WHAT IS REQUIRED: Would you transcribe the listing that follows, character for character, and omit its images?

SUPPLIED INFORMATION:
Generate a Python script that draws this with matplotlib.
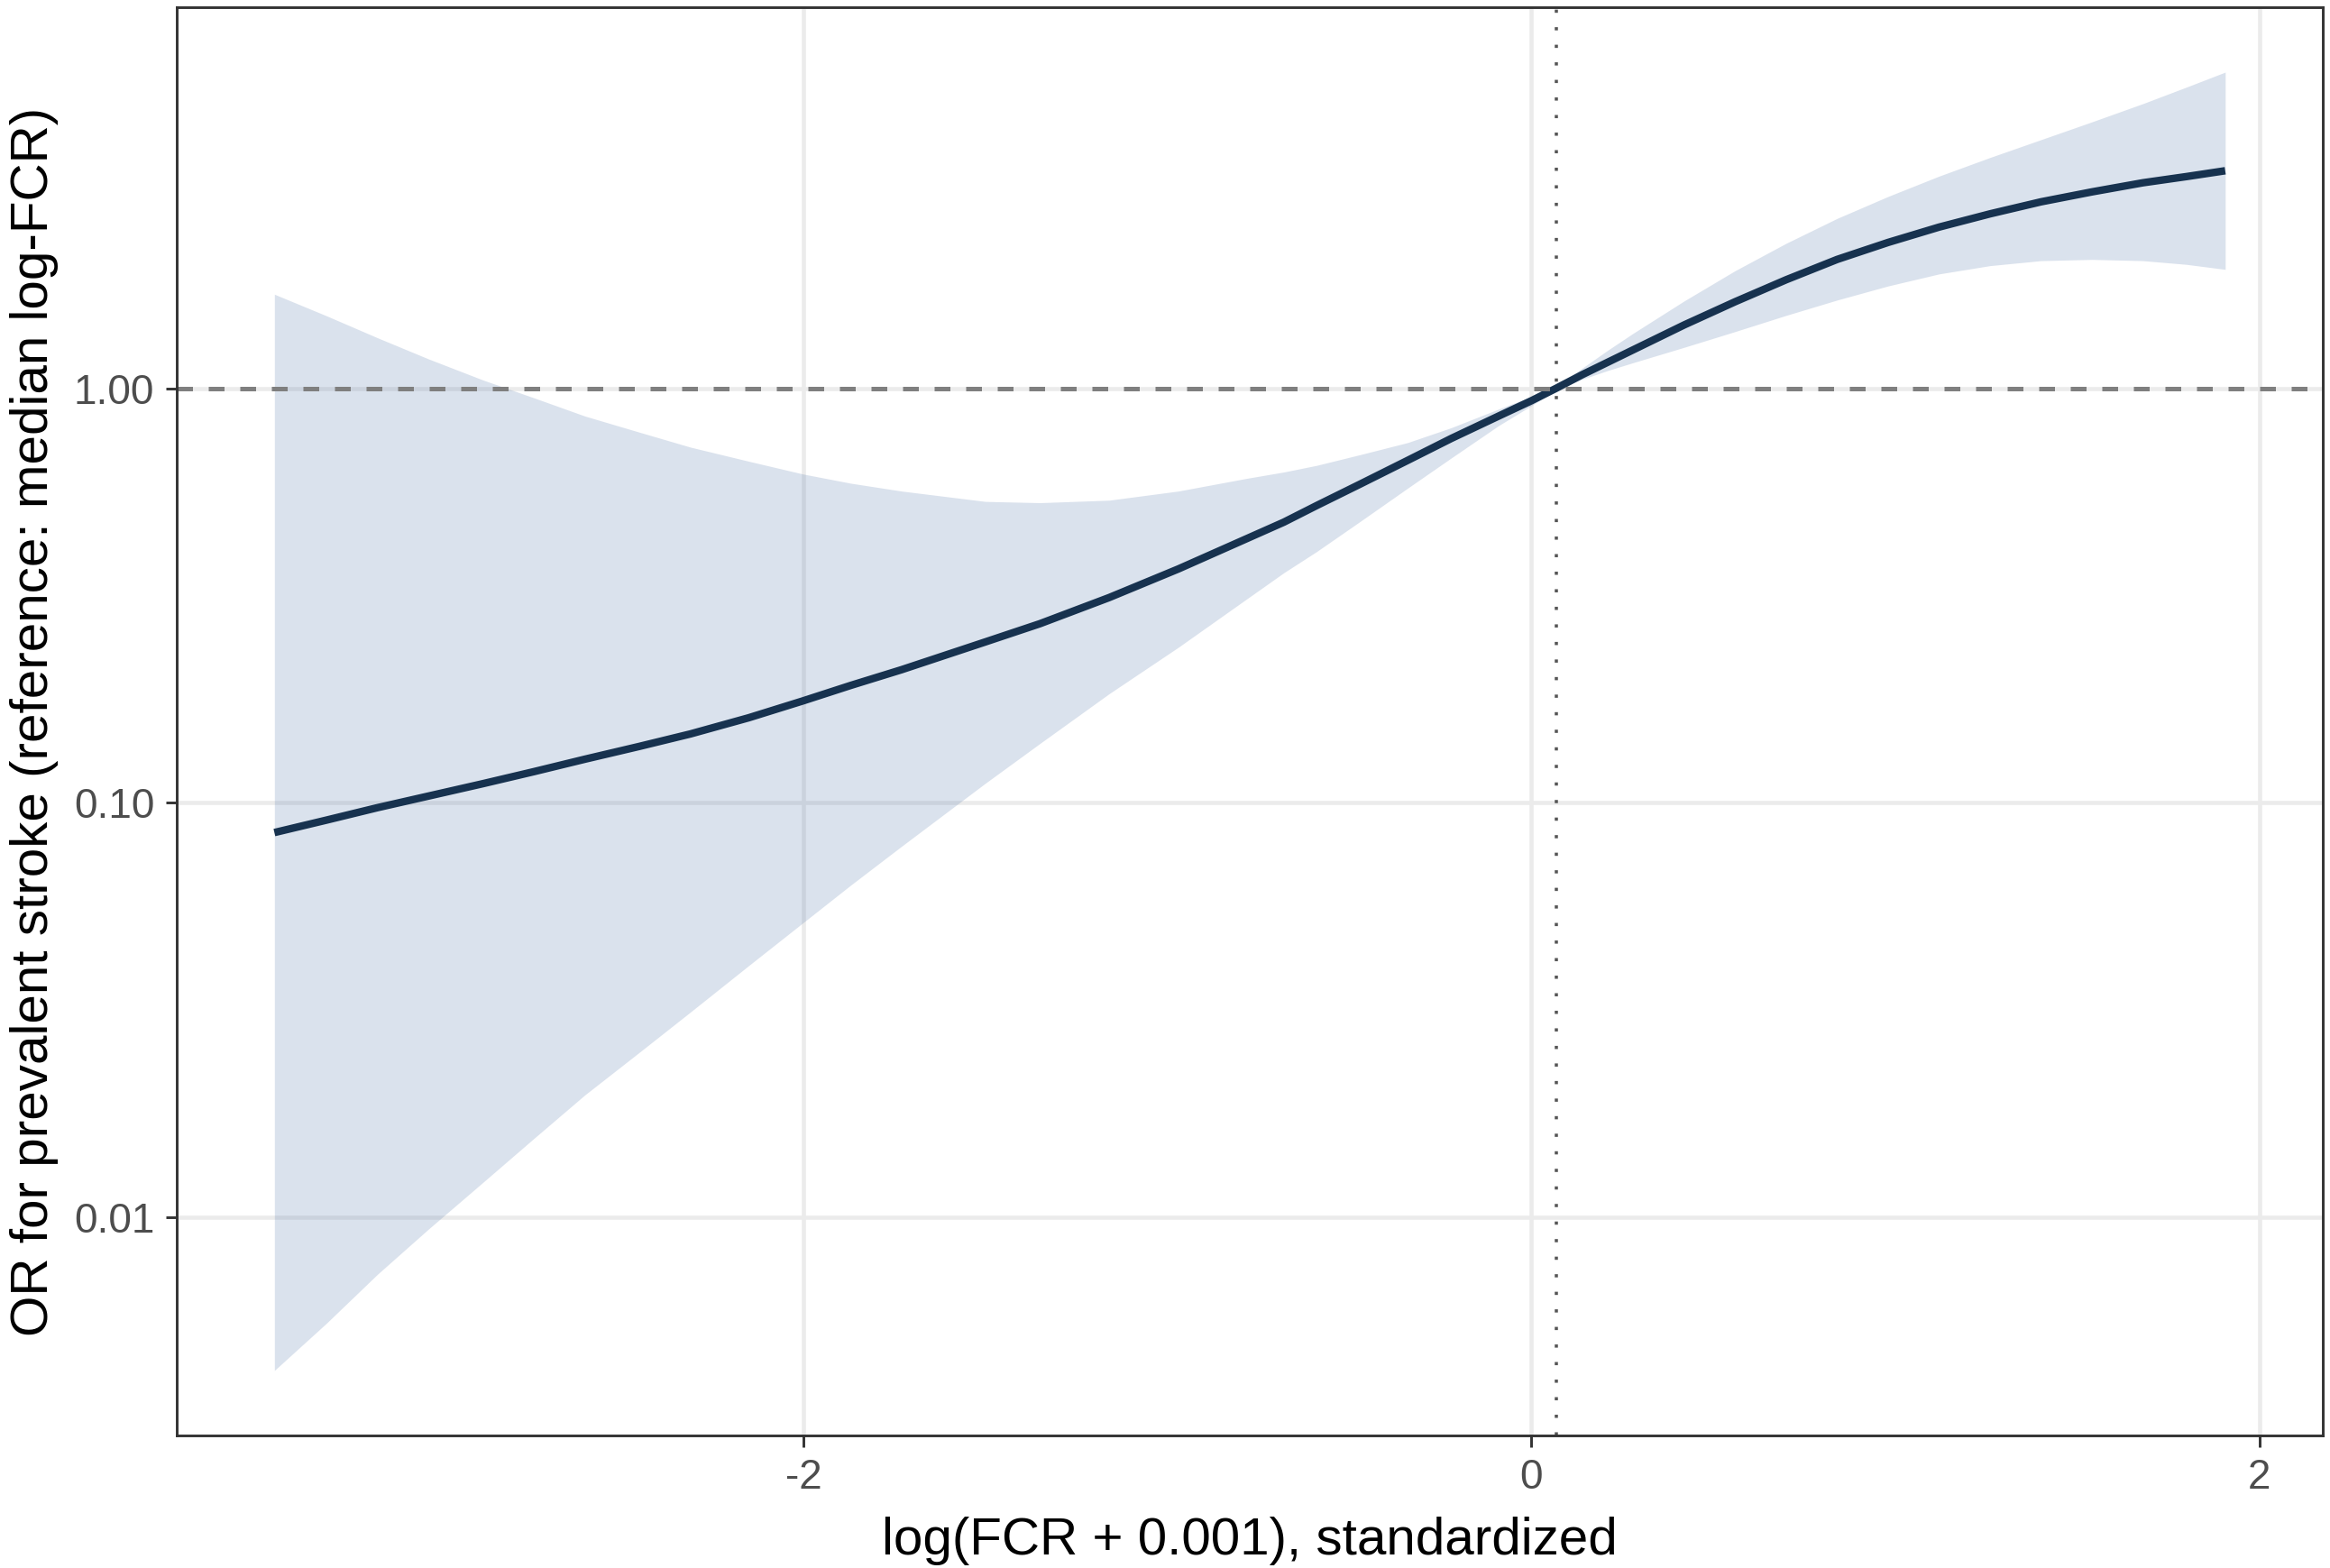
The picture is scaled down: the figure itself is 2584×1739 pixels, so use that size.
import matplotlib
matplotlib.use("Agg")
import matplotlib.pyplot as plt

plt.rcParams["font.family"] = ["Liberation Sans", "DejaVu Sans"]

# values: x is standardized log-FCR,
# the OR values are kept as log10(OR) and drawn on a log axis
x_vals = [-3.453, -3.31, -3.17, -3.03, -2.88, -2.74, -2.60, -2.45, -2.31, -2.15,
          -2.00, -1.87, -1.73, -1.50, -1.35, -1.16, -0.97, -0.78, -0.68, -0.59,
          -0.47, -0.34, -0.22, -0.09, 0.00, 0.068, 0.14, 0.21, 0.28, 0.42,
          0.56, 0.70, 0.84, 0.98, 1.12, 1.26, 1.40, 1.54, 1.68, 1.80, 1.906]
log10_or_fit = [-1.072, -1.042, -1.012, -0.984, -0.954, -0.925, -0.895, -0.864, -0.834, -0.795,
                -0.754, -0.717, -0.679, -0.612, -0.568, -0.505, -0.436, -0.362, -0.323, -0.283,
                -0.231, -0.174, -0.121, -0.067, -0.030, 0.0, 0.033, 0.063, 0.093, 0.153,
                0.209, 0.262, 0.311, 0.352, 0.389, 0.421, 0.450, 0.474, 0.496, 0.511, 0.525]
log10_or_upper = [0.227, 0.175, 0.122, 0.071, 0.020, -0.023, -0.067, -0.106, -0.142, -0.176,
                  -0.207, -0.229, -0.248, -0.273, -0.276, -0.270, -0.248, -0.217, -0.202, -0.186,
                  -0.160, -0.131, -0.095, -0.050, -0.020, 0.004, 0.049, 0.092, 0.133, 0.211,
                  0.284, 0.350, 0.410, 0.463, 0.512, 0.557, 0.600, 0.643, 0.687, 0.727, 0.763]
log10_or_lower = [-2.370, -2.256, -2.138, -2.029, -1.916, -1.810, -1.705, -1.602, -1.505, -1.393,
                  -1.289, -1.199, -1.105, -0.953, -0.857, -0.737, -0.625, -0.507, -0.445, -0.394,
                  -0.321, -0.241, -0.168, -0.090, -0.042, -0.004, 0.022, 0.043, 0.062, 0.099,
                  0.137, 0.176, 0.213, 0.247, 0.276, 0.296, 0.308, 0.311, 0.308, 0.299, 0.287]

ref_x = 0.068
x_ticks = [-2, 0, 2]
x_ticklabels = ["-2", "0", "2"]
y_ticks = [0.01, 0.1, 1.0]
y_ticklabels = ["0.01", "0.10", "1.00"]

or_fit = [10 ** v for v in log10_or_fit]
or_upper = [10 ** v for v in log10_or_upper]
or_lower = [10 ** v for v in log10_or_lower]

fig = plt.figure(figsize=(2584 / 300, 1739 / 300), dpi=300)
ax = fig.add_axes([0.0759, 0.0845, 0.921, 0.911])

ax.set_yscale("log")
ax.set_xlim(-3.721, 2.174)
ax.set_ylim(10 ** -2.527, 10 ** 0.920)

# grid
ax.set_axisbelow(True)
ax.grid(True, which="major", color="#EBEBEB", linewidth=1.1)
ax.minorticks_off()

ax.fill_between(x_vals, or_lower, or_upper, color="#4A6FA5", alpha=0.2, linewidth=0)
ax.plot(x_vals, or_fit, color="#17324F", linewidth=2.0,
        solid_capstyle="butt", solid_joinstyle="round")

ax.axhline(1.0, color="#7F7F7F", linewidth=1.2, linestyle=(0, (3.5, 3.5)))
ax.axvline(ref_x, color="#555555", linewidth=0.85, linestyle=(0, (1, 4.5)))

ax.set_xticks(x_ticks)
ax.set_xticklabels(x_ticklabels)
ax.set_yticks(y_ticks)
ax.set_yticklabels(y_ticklabels)
ax.tick_params(axis="both", which="major", length=3, width=0.7, color="#333333",
               labelsize=11, labelcolor="#4D4D4D", pad=3)

for s in ax.spines.values():
    s.set_color("#333333")
    s.set_linewidth(0.7)

ax.set_xlabel("log(FCR + 0.001), standardized", fontsize=14, labelpad=5)
ax.set_ylabel("OR for prevalent stroke (reference: median log-FCR)", fontsize=14, labelpad=4)

fig.savefig("out.png", dpi=300)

EXERCISE OUTPUT:
Generate a Python script that draws this with matplotlib.
The picture is scaled down: the figure itself is 2584×1739 pixels, so use that size.
import matplotlib
matplotlib.use("Agg")
import matplotlib.pyplot as plt

plt.rcParams["font.family"] = ["Liberation Sans", "DejaVu Sans"]

# values: x is standardized log-FCR,
# the OR values are kept as log10(OR) and drawn on a log axis
x_vals = [-3.453, -3.31, -3.17, -3.03, -2.88, -2.74, -2.60, -2.45, -2.31, -2.15,
          -2.00, -1.87, -1.73, -1.50, -1.35, -1.16, -0.97, -0.78, -0.68, -0.59,
          -0.47, -0.34, -0.22, -0.09, 0.00, 0.068, 0.14, 0.21, 0.28, 0.42,
          0.56, 0.70, 0.84, 0.98, 1.12, 1.26, 1.40, 1.54, 1.68, 1.80, 1.906]
log10_or_fit = [-1.072, -1.042, -1.012, -0.984, -0.954, -0.925, -0.895, -0.864, -0.834, -0.795,
                -0.754, -0.717, -0.679, -0.612, -0.568, -0.505, -0.436, -0.362, -0.323, -0.283,
                -0.231, -0.174, -0.121, -0.067, -0.030, 0.0, 0.033, 0.063, 0.093, 0.153,
                0.209, 0.262, 0.311, 0.352, 0.389, 0.421, 0.450, 0.474, 0.496, 0.511, 0.525]
log10_or_upper = [0.227, 0.175, 0.122, 0.071, 0.020, -0.023, -0.067, -0.106, -0.142, -0.176,
                  -0.207, -0.229, -0.248, -0.273, -0.276, -0.270, -0.248, -0.217, -0.202, -0.186,
                  -0.160, -0.131, -0.095, -0.050, -0.020, 0.004, 0.049, 0.092, 0.133, 0.211,
                  0.284, 0.350, 0.410, 0.463, 0.512, 0.557, 0.600, 0.643, 0.687, 0.727, 0.763]
log10_or_lower = [-2.370, -2.256, -2.138, -2.029, -1.916, -1.810, -1.705, -1.602, -1.505, -1.393,
                  -1.289, -1.199, -1.105, -0.953, -0.857, -0.737, -0.625, -0.507, -0.445, -0.394,
                  -0.321, -0.241, -0.168, -0.090, -0.042, -0.004, 0.022, 0.043, 0.062, 0.099,
                  0.137, 0.176, 0.213, 0.247, 0.276, 0.296, 0.308, 0.311, 0.308, 0.299, 0.287]

ref_x = 0.068
x_ticks = [-2, 0, 2]
x_ticklabels = ["-2", "0", "2"]
y_ticks = [0.01, 0.1, 1.0]
y_ticklabels = ["0.01", "0.10", "1.00"]

or_fit = [10 ** v for v in log10_or_fit]
or_upper = [10 ** v for v in log10_or_upper]
or_lower = [10 ** v for v in log10_or_lower]

fig = plt.figure(figsize=(2584 / 300, 1739 / 300), dpi=300)
ax = fig.add_axes([0.0759, 0.0845, 0.921, 0.911])

ax.set_yscale("log")
ax.set_xlim(-3.721, 2.174)
ax.set_ylim(10 ** -2.527, 10 ** 0.920)

# grid
ax.set_axisbelow(True)
ax.grid(True, which="major", color="#EBEBEB", linewidth=1.1)
ax.minorticks_off()

ax.fill_between(x_vals, or_lower, or_upper, color="#4A6FA5", alpha=0.2, linewidth=0)
ax.plot(x_vals, or_fit, color="#17324F", linewidth=2.0,
        solid_capstyle="butt", solid_joinstyle="round")

ax.axhline(1.0, color="#7F7F7F", linewidth=1.2, linestyle=(0, (3.5, 3.5)))
ax.axvline(ref_x, color="#555555", linewidth=0.85, linestyle=(0, (1, 4.5)))

ax.set_xticks(x_ticks)
ax.set_xticklabels(x_ticklabels)
ax.set_yticks(y_ticks)
ax.set_yticklabels(y_ticklabels)
ax.tick_params(axis="both", which="major", length=3, width=0.7, color="#333333",
               labelsize=11, labelcolor="#4D4D4D", pad=3)

for s in ax.spines.values():
    s.set_color("#333333")
    s.set_linewidth(0.7)

ax.set_xlabel("log(FCR + 0.001), standardized", fontsize=14, labelpad=5)
ax.set_ylabel("OR for prevalent stroke (reference: median log-FCR)", fontsize=14, labelpad=4)

fig.savefig("out.png", dpi=300)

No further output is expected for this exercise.